For as long as people have talked about moving beyond fossil fuels, another tantalizing prospect has hovered over the horizon: the decline of resource-rich authoritarian countries and the rogue nonstate actors that depend on them. A world of reduced demand for coal, oil, and gas is a world in which Iran, Russia, and various al Qaeda supporters are significantly weakened. That would certainly qualify as good news.
But visiting Mozambique last week, I was reminded that not all of the losers from lower fossil-fuel demand will be the traditional bad guys. Mozambique's economy has tripled in size in the decade since the end of the country's 15-year-long civil war, but GDP per capita remains barely over $1,000 a head -- and highly concentrated among relatively wealthy elites. Leaders in Maputo, the capital, relied on international aid for 40 percent of the national budget last year.

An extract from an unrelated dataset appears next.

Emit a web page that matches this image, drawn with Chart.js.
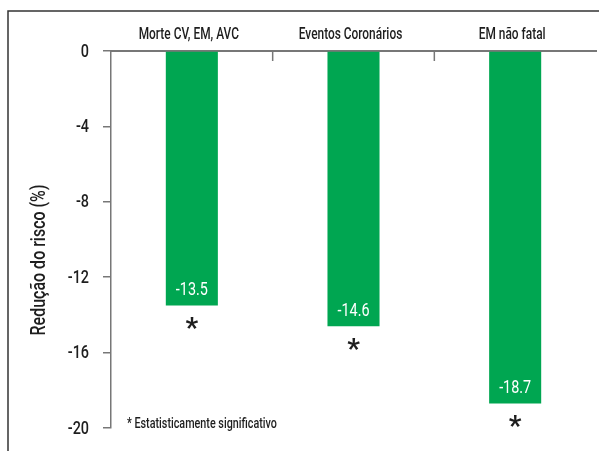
<!DOCTYPE html>
<html lang="pt">

<head>
  <meta charset="UTF-8">
  <title>Redução do risco</title>
  <script src="https://cdn.jsdelivr.net/npm/chart.js"></script>
  <style>
    html, body { margin: 0; padding: 0; background: #fff; }
    #wrap { width: 599px; height: 451px; position: relative; }
  </style>
</head>

<body>
  <div id="wrap"><canvas id="riskChart"></canvas></div>
  <script>
    // data
    const categories = ['Morte CV, EM, AVC', 'Eventos Coronários', 'EM não fatal'];
    const reduction = [-13.5, -14.6, -18.7];
    const significant = [true, true, true];
    const yTicks = [0, -4, -8, -12, -16, -20];
    const yTitle = 'Redução do risco (%)';
    const footnote = '* Estatisticamente significativo';

    const FONT = "Roboto, 'Liberation Sans', sans-serif";
    const GREEN = '#00a651';
    const INK = '#1e1e1e';

    // the original uses a condensed face, so squeeze the text horizontally
    function narrowText(ctx, text, x, y, size, opts) {
      const o = Object.assign({ align: 'center', base: 'middle', sx: 0.8, color: INK, weight: '500' }, opts);
      ctx.save();
      ctx.translate(x, y);
      ctx.scale(o.sx, 1);
      ctx.font = o.weight + ' ' + size + 'px ' + FONT;
      ctx.fillStyle = o.color;
      ctx.textAlign = o.align;
      ctx.textBaseline = o.base;
      ctx.fillText(text, 0, 0);
      ctx.restore();
    }

    const decor = {
      id: 'decor',
      afterDraw(chart) {
        const ctx = chart.ctx;
        const x = chart.scales.x;
        const y = chart.scales.y;
        const area = chart.chartArea;
        ctx.save();

        // outer frame (top and left only)
        ctx.strokeStyle = '#333';
        ctx.lineWidth = 1.5;
        ctx.beginPath();
        ctx.moveTo(8, chart.height);
        ctx.lineTo(8, 11);
        ctx.lineTo(chart.width, 11);
        ctx.stroke();

        // small ticks between categories, hanging from the zero line
        ctx.strokeStyle = '#777';
        ctx.lineWidth = 1.5;
        for (let i = 0; i < categories.length - 1; i++) {
          const px = (x.getPixelForValue(i) + x.getPixelForValue(i + 1)) / 2;
          ctx.beginPath();
          ctx.moveTo(px, area.top);
          ctx.lineTo(px, area.top + 10);
          ctx.stroke();
        }
        ctx.restore();

        // category labels above the zero line
        categories.forEach((c, i) => {
          narrowText(ctx, c, x.getPixelForValue(i) - 3, area.top - 12, 17, { base: 'alphabetic', sx: 0.7 });
        });

        // y tick labels
        y.ticks.forEach(t => {
          narrowText(ctx, String(t.value), area.left - 22, y.getPixelForValue(t.value) + 1, 18, { align: 'right', sx: 0.8 });
        });

        const meta = chart.getDatasetMeta(0);
        meta.data.forEach((bar, i) => {
          narrowText(ctx, reduction[i].toFixed(1), bar.x, bar.y - 15, 18, { color: '#fff', sx: 0.8, weight: 'normal' });

          if (significant[i]) {
            ctx.save();
            ctx.fillStyle = INK;
            ctx.font = 'bold 28px ' + FONT;
            ctx.textAlign = 'center';
            ctx.textBaseline = 'alphabetic';
            const m = ctx.measureText('*');
            const cy = bar.y + 18;
            ctx.fillText('*', bar.x, cy + (m.actualBoundingBoxAscent - m.actualBoundingBoxDescent) / 2);
            ctx.restore();
          }
        });

        // footnote
        narrowText(ctx, footnote, 127, 424, 14, { align: 'left', sx: 0.77 });

        // rotated axis title
        ctx.save();
        ctx.translate(40, 260);
        ctx.rotate(-Math.PI / 2);
        narrowText(ctx, yTitle, 0, 0, 20, { sx: 0.8 });
        ctx.restore();
      }
    };

    new Chart(document.getElementById('riskChart'), {
      type: 'bar',
      data: {
        labels: categories,
        datasets: [{
          data: reduction,
          backgroundColor: GREEN,
          borderWidth: 0,
          categoryPercentage: 1,
          barPercentage: 0.322
        }]
      },
      options: {
        responsive: true,
        maintainAspectRatio: false,
        animation: false,
        events: [],
        layout: { padding: { left: 0, right: 3, top: 0, bottom: 23 } },
        plugins: {
          legend: { display: false },
          tooltip: { enabled: false }
        },
        scales: {
          x: {
            position: 'top',
            grid: { display: false, drawTicks: false },
            border: { display: true, color: '#777', width: 2 },
            ticks: { display: false },
            afterFit(scale) { scale.height = 51; }
          },
          y: {
            min: -20,
            max: 0,
            afterBuildTicks(scale) {
              scale.ticks = yTicks.map(v => ({ value: v }));
            },
            grid: {
              drawOnChartArea: false,
              drawTicks: true,
              tickLength: 8,
              color: '#777',
              lineWidth: 1.5
            },
            border: { display: true, color: '#777', width: 1.5 },
            ticks: { display: false },
            afterFit(scale) { scale.width = 111; }
          }
        }
      },
      plugins: [decor]
    });
  </script>
</body>

</html>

But an end is in sight: Massive coal deposits and offshore natural gasare poised to end Mozambique's aid dependence and rapidly increase economic output. The most bullish projections are far from assured -- Mozambique suffers from a lack of skilled labor, regulatory capacity, and essential infrastructure. But perhaps the biggest unknown is demand for what the country hopes to sell. If the world were to sharply reduce its dependence on fossil fuels, appetite for Mozambique's exports would decline or vanish, likely leaving the country in considerably worse shape.